## Instructions to follow
Could the lines from the start of the data through the line with "Serif', 'Times New" be set down exactly, with no pictures among them?

[Begin Data segment]

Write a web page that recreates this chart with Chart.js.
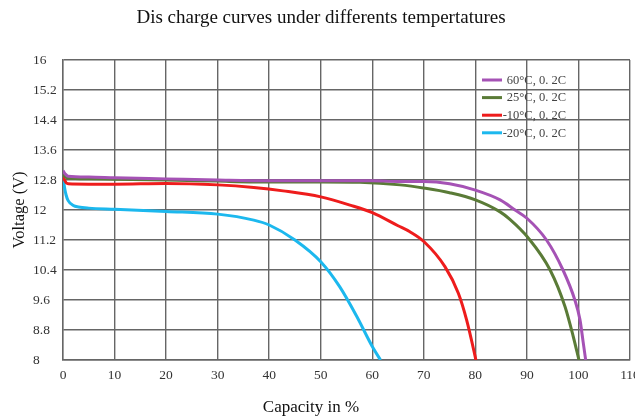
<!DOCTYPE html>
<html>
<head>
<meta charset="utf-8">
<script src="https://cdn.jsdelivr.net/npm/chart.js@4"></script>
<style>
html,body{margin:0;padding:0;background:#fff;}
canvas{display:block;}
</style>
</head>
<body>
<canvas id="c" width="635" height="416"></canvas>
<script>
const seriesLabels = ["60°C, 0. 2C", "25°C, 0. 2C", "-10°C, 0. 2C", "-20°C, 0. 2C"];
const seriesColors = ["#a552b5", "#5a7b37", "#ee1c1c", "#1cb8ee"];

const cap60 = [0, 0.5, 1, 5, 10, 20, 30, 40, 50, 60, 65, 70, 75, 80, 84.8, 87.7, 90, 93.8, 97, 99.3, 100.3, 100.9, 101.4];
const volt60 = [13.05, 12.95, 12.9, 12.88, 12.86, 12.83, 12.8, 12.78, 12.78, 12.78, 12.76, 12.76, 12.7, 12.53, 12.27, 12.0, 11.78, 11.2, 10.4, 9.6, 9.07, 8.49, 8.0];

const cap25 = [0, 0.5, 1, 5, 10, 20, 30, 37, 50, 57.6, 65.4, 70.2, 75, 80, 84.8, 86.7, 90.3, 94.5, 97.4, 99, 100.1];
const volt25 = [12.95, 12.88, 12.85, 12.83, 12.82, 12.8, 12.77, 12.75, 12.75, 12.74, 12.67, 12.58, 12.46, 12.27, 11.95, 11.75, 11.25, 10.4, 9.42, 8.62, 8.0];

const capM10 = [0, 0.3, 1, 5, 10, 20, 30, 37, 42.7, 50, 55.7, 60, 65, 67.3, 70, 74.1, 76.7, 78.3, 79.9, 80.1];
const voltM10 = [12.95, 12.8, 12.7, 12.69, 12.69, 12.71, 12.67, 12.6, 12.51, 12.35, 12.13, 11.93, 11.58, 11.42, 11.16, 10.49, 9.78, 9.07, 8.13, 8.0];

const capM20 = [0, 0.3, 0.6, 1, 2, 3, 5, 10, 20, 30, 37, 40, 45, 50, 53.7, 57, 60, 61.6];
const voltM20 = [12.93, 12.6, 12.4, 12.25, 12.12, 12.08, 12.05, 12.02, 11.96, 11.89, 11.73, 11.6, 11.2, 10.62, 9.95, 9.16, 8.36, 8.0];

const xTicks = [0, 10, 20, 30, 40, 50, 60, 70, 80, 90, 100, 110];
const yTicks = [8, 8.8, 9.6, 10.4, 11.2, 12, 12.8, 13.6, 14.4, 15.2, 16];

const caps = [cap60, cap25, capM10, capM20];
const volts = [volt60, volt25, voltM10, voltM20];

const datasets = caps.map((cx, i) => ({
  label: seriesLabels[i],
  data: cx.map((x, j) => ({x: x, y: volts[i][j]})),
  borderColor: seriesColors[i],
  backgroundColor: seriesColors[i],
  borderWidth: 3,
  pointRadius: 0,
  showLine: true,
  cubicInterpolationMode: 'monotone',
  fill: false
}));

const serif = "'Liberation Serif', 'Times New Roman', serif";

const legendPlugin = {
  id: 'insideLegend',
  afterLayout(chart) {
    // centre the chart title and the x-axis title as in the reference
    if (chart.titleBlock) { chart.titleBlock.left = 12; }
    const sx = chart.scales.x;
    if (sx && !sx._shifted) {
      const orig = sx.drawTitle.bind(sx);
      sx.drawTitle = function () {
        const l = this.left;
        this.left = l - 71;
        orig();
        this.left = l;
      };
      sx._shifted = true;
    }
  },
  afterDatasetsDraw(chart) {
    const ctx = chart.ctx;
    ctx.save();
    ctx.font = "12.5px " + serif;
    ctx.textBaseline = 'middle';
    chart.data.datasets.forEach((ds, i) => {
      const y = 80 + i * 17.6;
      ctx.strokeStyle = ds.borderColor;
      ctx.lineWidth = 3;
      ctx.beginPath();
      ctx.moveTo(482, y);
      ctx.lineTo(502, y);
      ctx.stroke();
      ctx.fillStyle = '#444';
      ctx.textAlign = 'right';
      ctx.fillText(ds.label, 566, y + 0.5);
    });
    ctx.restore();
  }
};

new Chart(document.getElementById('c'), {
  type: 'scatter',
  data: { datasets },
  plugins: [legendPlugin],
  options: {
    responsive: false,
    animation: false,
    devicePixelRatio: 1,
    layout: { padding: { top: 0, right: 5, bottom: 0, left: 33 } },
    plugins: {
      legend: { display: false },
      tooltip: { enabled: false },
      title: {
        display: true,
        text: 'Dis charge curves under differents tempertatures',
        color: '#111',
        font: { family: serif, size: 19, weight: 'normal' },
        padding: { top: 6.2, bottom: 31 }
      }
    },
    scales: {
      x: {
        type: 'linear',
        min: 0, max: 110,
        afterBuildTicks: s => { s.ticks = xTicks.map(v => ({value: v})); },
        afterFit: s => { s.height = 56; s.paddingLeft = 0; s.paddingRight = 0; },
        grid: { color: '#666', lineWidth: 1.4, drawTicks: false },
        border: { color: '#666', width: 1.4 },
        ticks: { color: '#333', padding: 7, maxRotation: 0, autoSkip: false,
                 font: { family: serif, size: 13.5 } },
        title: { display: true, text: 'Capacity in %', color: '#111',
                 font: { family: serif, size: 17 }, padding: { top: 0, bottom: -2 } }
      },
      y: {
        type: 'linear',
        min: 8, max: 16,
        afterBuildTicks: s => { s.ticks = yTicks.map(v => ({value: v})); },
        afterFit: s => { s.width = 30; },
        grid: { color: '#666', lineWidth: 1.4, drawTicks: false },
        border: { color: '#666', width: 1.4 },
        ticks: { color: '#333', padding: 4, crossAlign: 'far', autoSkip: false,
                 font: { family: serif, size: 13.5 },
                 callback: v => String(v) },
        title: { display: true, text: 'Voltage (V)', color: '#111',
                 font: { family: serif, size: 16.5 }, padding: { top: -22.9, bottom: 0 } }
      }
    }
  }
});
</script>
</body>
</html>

[End Data segment]

## Exercise response
Write a web page that recreates this chart with Chart.js.
<!DOCTYPE html>
<html>
<head>
<meta charset="utf-8">
<script src="https://cdn.jsdelivr.net/npm/chart.js@4"></script>
<style>
html,body{margin:0;padding:0;background:#fff;}
canvas{display:block;}
</style>
</head>
<body>
<canvas id="c" width="635" height="416"></canvas>
<script>
const seriesLabels = ["60°C, 0. 2C", "25°C, 0. 2C", "-10°C, 0. 2C", "-20°C, 0. 2C"];
const seriesColors = ["#a552b5", "#5a7b37", "#ee1c1c", "#1cb8ee"];

const cap60 = [0, 0.5, 1, 5, 10, 20, 30, 40, 50, 60, 65, 70, 75, 80, 84.8, 87.7, 90, 93.8, 97, 99.3, 100.3, 100.9, 101.4];
const volt60 = [13.05, 12.95, 12.9, 12.88, 12.86, 12.83, 12.8, 12.78, 12.78, 12.78, 12.76, 12.76, 12.7, 12.53, 12.27, 12.0, 11.78, 11.2, 10.4, 9.6, 9.07, 8.49, 8.0];

const cap25 = [0, 0.5, 1, 5, 10, 20, 30, 37, 50, 57.6, 65.4, 70.2, 75, 80, 84.8, 86.7, 90.3, 94.5, 97.4, 99, 100.1];
const volt25 = [12.95, 12.88, 12.85, 12.83, 12.82, 12.8, 12.77, 12.75, 12.75, 12.74, 12.67, 12.58, 12.46, 12.27, 11.95, 11.75, 11.25, 10.4, 9.42, 8.62, 8.0];

const capM10 = [0, 0.3, 1, 5, 10, 20, 30, 37, 42.7, 50, 55.7, 60, 65, 67.3, 70, 74.1, 76.7, 78.3, 79.9, 80.1];
const voltM10 = [12.95, 12.8, 12.7, 12.69, 12.69, 12.71, 12.67, 12.6, 12.51, 12.35, 12.13, 11.93, 11.58, 11.42, 11.16, 10.49, 9.78, 9.07, 8.13, 8.0];

const capM20 = [0, 0.3, 0.6, 1, 2, 3, 5, 10, 20, 30, 37, 40, 45, 50, 53.7, 57, 60, 61.6];
const voltM20 = [12.93, 12.6, 12.4, 12.25, 12.12, 12.08, 12.05, 12.02, 11.96, 11.89, 11.73, 11.6, 11.2, 10.62, 9.95, 9.16, 8.36, 8.0];

const xTicks = [0, 10, 20, 30, 40, 50, 60, 70, 80, 90, 100, 110];
const yTicks = [8, 8.8, 9.6, 10.4, 11.2, 12, 12.8, 13.6, 14.4, 15.2, 16];

const caps = [cap60, cap25, capM10, capM20];
const volts = [volt60, volt25, voltM10, voltM20];

const datasets = caps.map((cx, i) => ({
  label: seriesLabels[i],
  data: cx.map((x, j) => ({x: x, y: volts[i][j]})),
  borderColor: seriesColors[i],
  backgroundColor: seriesColors[i],
  borderWidth: 3,
  pointRadius: 0,
  showLine: true,
  cubicInterpolationMode: 'monotone',
  fill: false
}));

const serif = "'Liberation Serif', 'Times New Roman', serif";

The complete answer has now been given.